## Records for the exercise
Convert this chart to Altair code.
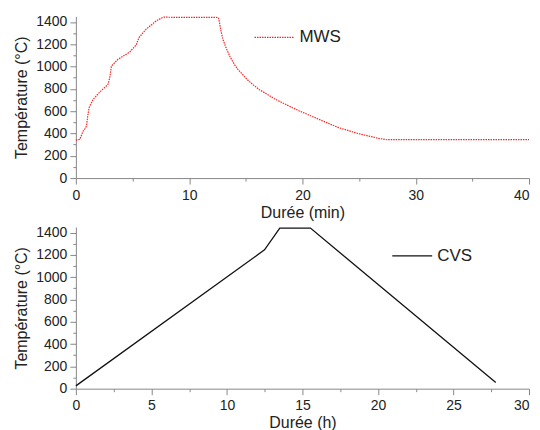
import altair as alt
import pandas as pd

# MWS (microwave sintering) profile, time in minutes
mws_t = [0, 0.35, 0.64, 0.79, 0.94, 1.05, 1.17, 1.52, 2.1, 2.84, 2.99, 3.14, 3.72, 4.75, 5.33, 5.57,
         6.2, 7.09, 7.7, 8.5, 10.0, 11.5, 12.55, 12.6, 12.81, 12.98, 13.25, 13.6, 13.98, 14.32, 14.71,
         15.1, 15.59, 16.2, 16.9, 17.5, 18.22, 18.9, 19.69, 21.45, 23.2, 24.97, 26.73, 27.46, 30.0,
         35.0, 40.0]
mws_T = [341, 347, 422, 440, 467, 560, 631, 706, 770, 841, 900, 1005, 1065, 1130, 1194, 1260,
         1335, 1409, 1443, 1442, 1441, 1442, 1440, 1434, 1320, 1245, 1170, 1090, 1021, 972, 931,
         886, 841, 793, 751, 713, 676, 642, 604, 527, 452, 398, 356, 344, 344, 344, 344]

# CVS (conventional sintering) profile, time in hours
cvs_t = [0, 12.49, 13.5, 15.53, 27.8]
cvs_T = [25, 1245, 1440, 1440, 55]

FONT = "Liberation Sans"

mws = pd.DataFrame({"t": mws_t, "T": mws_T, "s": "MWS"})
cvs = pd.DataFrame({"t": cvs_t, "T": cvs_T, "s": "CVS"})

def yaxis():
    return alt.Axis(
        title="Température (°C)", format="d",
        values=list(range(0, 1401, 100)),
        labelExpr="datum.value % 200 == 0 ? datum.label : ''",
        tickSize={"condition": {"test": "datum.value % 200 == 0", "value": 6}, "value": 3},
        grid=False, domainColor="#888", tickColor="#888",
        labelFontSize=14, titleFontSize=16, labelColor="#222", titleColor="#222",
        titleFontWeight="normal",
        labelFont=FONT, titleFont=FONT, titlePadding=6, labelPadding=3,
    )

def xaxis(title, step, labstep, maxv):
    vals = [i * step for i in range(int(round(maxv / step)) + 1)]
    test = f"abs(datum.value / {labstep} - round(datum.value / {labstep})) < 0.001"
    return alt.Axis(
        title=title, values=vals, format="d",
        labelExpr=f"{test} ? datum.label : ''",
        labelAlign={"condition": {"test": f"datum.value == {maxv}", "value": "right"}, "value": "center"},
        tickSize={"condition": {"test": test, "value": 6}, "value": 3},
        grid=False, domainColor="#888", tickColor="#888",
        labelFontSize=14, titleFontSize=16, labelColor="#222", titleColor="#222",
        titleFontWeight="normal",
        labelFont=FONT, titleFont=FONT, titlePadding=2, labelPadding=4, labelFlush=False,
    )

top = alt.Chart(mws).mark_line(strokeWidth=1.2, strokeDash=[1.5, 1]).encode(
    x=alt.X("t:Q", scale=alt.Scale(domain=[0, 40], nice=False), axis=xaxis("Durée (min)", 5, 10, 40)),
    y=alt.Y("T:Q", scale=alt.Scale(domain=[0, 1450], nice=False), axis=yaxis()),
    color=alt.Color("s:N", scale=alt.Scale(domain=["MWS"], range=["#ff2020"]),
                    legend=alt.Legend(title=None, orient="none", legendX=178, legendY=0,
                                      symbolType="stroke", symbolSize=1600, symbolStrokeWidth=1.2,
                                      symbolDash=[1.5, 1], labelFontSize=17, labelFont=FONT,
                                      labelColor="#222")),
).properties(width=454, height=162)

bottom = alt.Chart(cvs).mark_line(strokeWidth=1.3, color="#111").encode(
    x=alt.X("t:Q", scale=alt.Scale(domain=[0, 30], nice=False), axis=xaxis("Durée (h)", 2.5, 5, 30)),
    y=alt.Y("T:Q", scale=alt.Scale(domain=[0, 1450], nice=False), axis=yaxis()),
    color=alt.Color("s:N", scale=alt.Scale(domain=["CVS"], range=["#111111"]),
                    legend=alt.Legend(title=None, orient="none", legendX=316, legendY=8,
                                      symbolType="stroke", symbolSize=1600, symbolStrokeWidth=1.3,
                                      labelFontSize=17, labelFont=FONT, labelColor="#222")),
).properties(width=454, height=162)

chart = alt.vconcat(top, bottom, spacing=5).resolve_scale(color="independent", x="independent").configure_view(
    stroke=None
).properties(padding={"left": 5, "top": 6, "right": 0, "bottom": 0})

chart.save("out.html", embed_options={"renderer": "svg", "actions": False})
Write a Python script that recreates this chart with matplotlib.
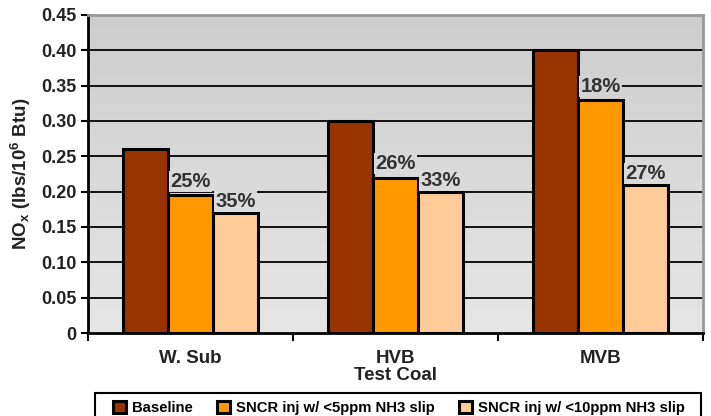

## Task prompt
Only the lines from the top of the records through the line with "344, 344, 344]" belong in the copy; write them out exactly, leaving out pictures.

## Exercise response
Convert this chart to Altair code.
import altair as alt
import pandas as pd

# MWS (microwave sintering) profile, time in minutes
mws_t = [0, 0.35, 0.64, 0.79, 0.94, 1.05, 1.17, 1.52, 2.1, 2.84, 2.99, 3.14, 3.72, 4.75, 5.33, 5.57,
         6.2, 7.09, 7.7, 8.5, 10.0, 11.5, 12.55, 12.6, 12.81, 12.98, 13.25, 13.6, 13.98, 14.32, 14.71,
         15.1, 15.59, 16.2, 16.9, 17.5, 18.22, 18.9, 19.69, 21.45, 23.2, 24.97, 26.73, 27.46, 30.0,
         35.0, 40.0]
mws_T = [341, 347, 422, 440, 467, 560, 631, 706, 770, 841, 900, 1005, 1065, 1130, 1194, 1260,
         1335, 1409, 1443, 1442, 1441, 1442, 1440, 1434, 1320, 1245, 1170, 1090, 1021, 972, 931,
         886, 841, 793, 751, 713, 676, 642, 604, 527, 452, 398, 356, 344, 344, 344, 344]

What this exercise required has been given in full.